Case 3: What new technologies are being developed to sequence your personal genome?

CASE 3 YOU, FROM A TO T: YOUR PERSONAL GENOME

One of the high points of modern biology has been the determination of the complete nucleotide sequence of the DNA in a large number of species, including ours. The human genome and many others were sequenced by Sanger sequencing. This technique works well and is still the gold standard for accuracy, but it takes time and is expensive for large genomes like the human genome. There have been many improvements in Sanger sequencing since it was first described, including the use of four-color fluorescent dyes to label the DNA fragments, capillary electrophoresis to separate the fragments, photocells to read the fluorescent signals automatically as the products run off the gel, and highly efficient enzymes. Together, these methods have increased the speed and decreased the cost of DNA sequencing considerably.

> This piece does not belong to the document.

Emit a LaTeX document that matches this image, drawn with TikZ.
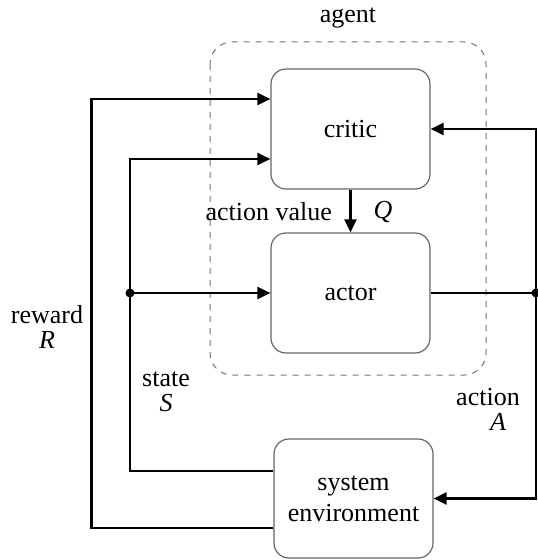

However, being able to sequence everyone’s genome, including yours, will require new technologies to bring down the cost further and to increase the speed of sequencing. The first human genome sequence, completed in 2003 at a cost of approximately $2.7 billion, stimulated great interest in large-scale sequencing and the development of devices that increased scale and decreased cost. As in the development of computer hardware, emphasis was on making the sequencing devices smaller while increasing their capacity through automation.

Modern methods of sequencing include the use of fluorescent nucleotides or light-detection devices that reveal the identity of each base as it is added to the growing end of a DNA strand. Another approach passes individual DNA molecules through a pore in a charged membrane; as each nucleotide passes through the pore it is identified by means of the tiny difference in charge that occurs. These miniaturized and automated devices carry out what is often called massively parallel sequencing, which can determine the sequence of hundreds of millions of base pairs in a few hours.

The goal of technology development was captured in the catchphrase “the $1000 genome,” a largely symbolic target indicating a reduction in sequencing cost from about $1 million per megabase to less than $1 per megabase. For all practical purposes, the $1000-genome target has been achieved, but $1000 is still too costly to make genome sequencing a routine diagnostic procedure. The technologies are still evolving and the costs decreasing, and so it is a fair bet that in the coming years your own personal genome can be sequenced quickly and cheaply.